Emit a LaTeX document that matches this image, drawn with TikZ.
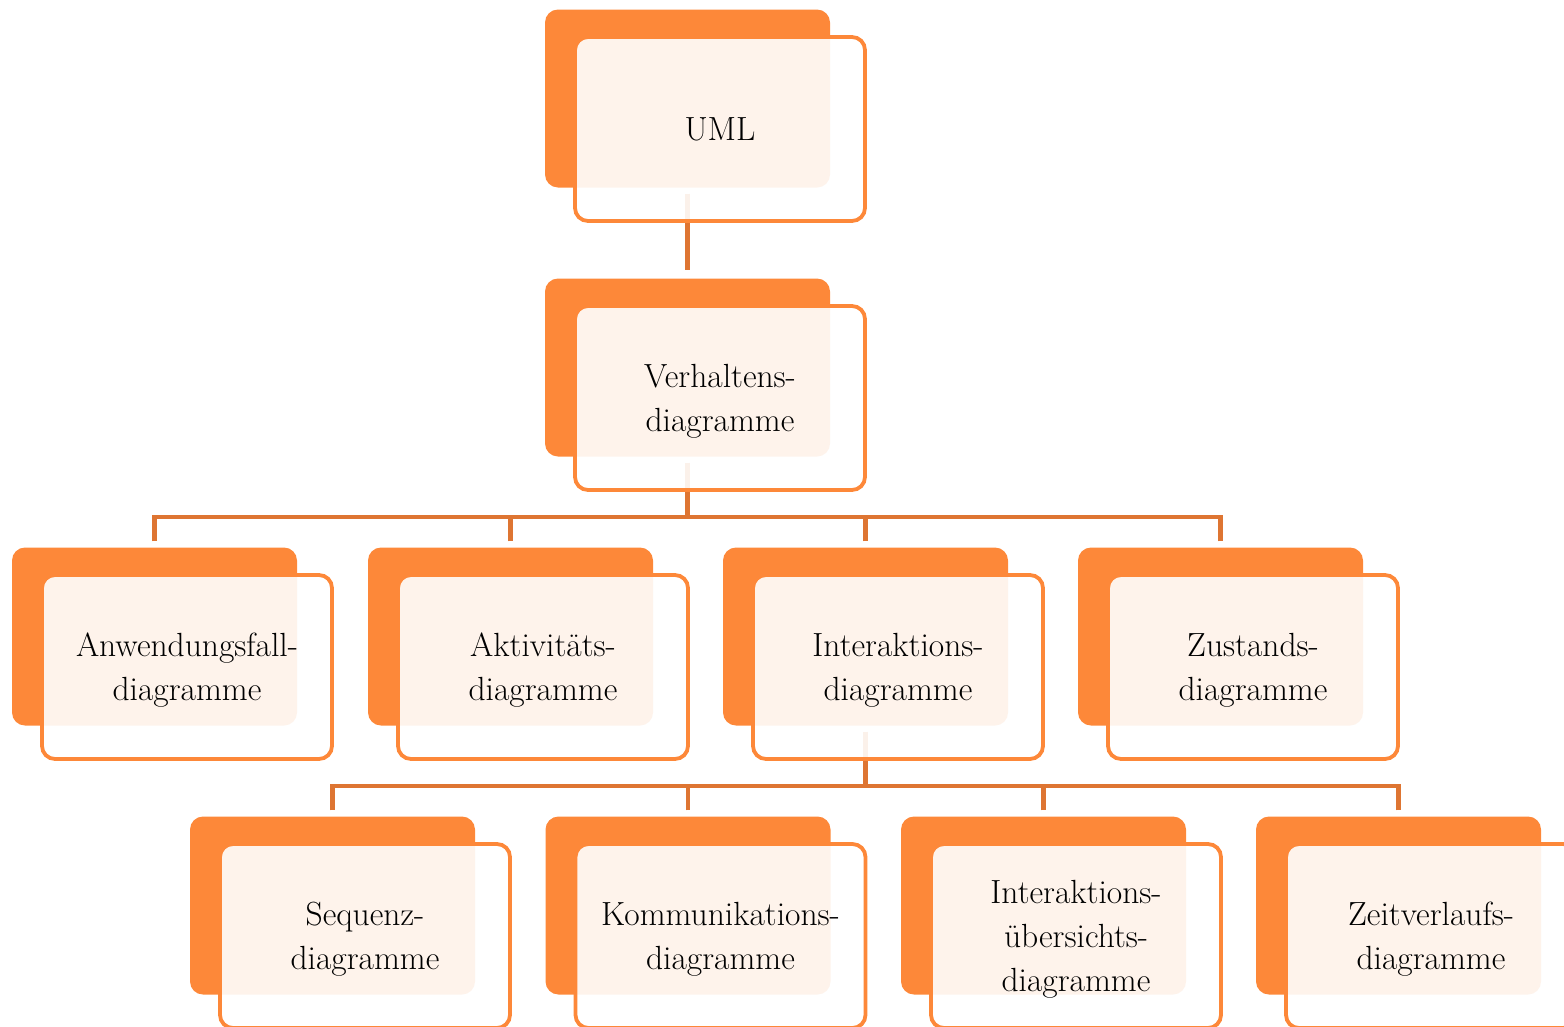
\documentclass[tikz,border=0pt]{standalone}
\usepackage{fontspec}
\usetikzlibrary{calc}
\definecolor{boxorange}{HTML}{FD8839}
\definecolor{lineorange}{HTML}{DE7532}
\tikzset{
  backbox/.style={rectangle, rounded corners=13pt, fill=boxorange, draw=none,
    minimum width=285pt, minimum height=178pt, inner sep=0pt},
  frontbox/.style={rectangle, rounded corners=13pt, draw=boxorange, line width=3.8pt,
    fill=white, fill opacity=0.9, text opacity=1, draw opacity=1,
    minimum width=290pt, minimum height=184pt, inner sep=0pt, align=center,
    text depth=0pt, font=\fontsize{33.5}{44}\selectfont},
  conn/.style={draw=lineorange, line width=4.2pt}
}
\begin{document}
\begin{tikzpicture}[x=1pt,y=-1pt]
\useasboundingbox (0,0) rectangle (1564,1026);
\clip (0,0) rectangle (1564,1026);
% back boxes
\node[backbox] (uml-b) at (687.5,98.5) {};
\node[backbox] (ver-b) at (687.5,367.5) {};
\node[backbox] (anw-b) at (154.5,636.5) {};
\node[backbox] (akt-b) at (510.5,636.5) {};
\node[backbox] (int-b) at (865.5,636.5) {};
\node[backbox] (zus-b) at (1220.5,636.5) {};
\node[backbox] (seq-b) at (332.5,905.5) {};
\node[backbox] (kom-b) at (688,905.5) {};
\node[backbox] (ius-b) at (1043.5,905.5) {};
\node[backbox] (zei-b) at (1398.5,905.5) {};
% connectors
\coordinate (j1) at (687.5,517);
\coordinate (j2) at (865.5,786);
\draw[conn] ([yshift=-6pt]uml-b.south) -- ([yshift=8pt]ver-b.north);
\draw[conn] ([yshift=-6pt]ver-b.south) -- (j1);
\foreach \c in {anw,akt,int,zus}{
  \draw[conn] ([yshift=6pt]\c-b.north) |- (j1);
}
\draw[conn] ([yshift=-6pt]int-b.south) -- (j2);
\foreach \c in {seq,kom,ius,zei}{
  \draw[conn] ([yshift=6pt]\c-b.north) |- (j2);
}
% front boxes
\node[frontbox] (uml) at ($(uml-b)+(32.5,30.5)$) {UML};
\node[frontbox] (ver) at ($(ver-b)+(32.5,30.5)$) {Verhaltens-\\diagramme};
\node[frontbox] (anw) at ($(anw-b)+(32.5,30.5)$) {Anwendungsfall-\\diagramme};
\node[frontbox] (akt) at ($(akt-b)+(32.5,30.5)$) {Aktivitäts-\\diagramme};
\node[frontbox] (int) at ($(int-b)+(32.5,30.5)$) {Interaktions-\\diagramme};
\node[frontbox] (zus) at ($(zus-b)+(32.5,30.5)$) {Zustands-\\diagramme};
\node[frontbox] (seq) at ($(seq-b)+(32.5,30.5)$) {Sequenz-\\diagramme};
\node[frontbox] (kom) at ($(kom-b)+(32.5,30.5)$) {Kommunikations-\\diagramme};
\node[frontbox] (ius) at ($(ius-b)+(32.5,30.5)$) {Interaktions-\\übersichts-\\diagramme};
\node[frontbox] (zei) at ($(zei-b)+(32.5,30.5)$) {Zeitverlaufs-\\diagramme};
\end{tikzpicture}
\end{document}
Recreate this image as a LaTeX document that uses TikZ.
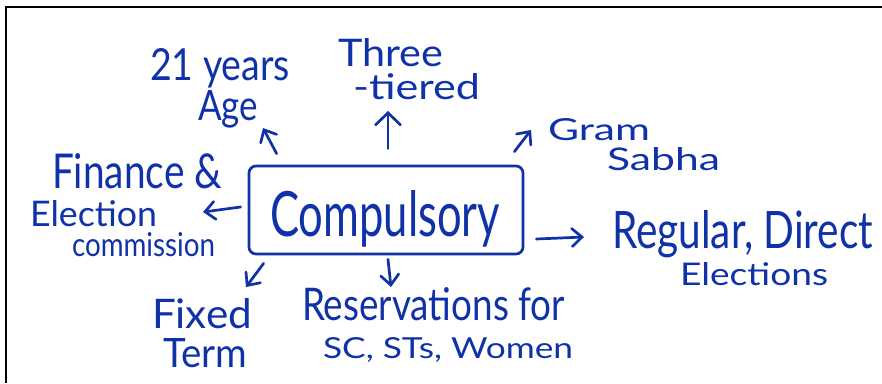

* **GOAL OF THE EXERCISE**
Look for lines containing the string "image" and copy them all.

* **OUTPUT FOR THIS TASK**
Emit a LaTeX document that matches this image, drawn with TikZ.
Recreate this image as a LaTeX document that uses TikZ.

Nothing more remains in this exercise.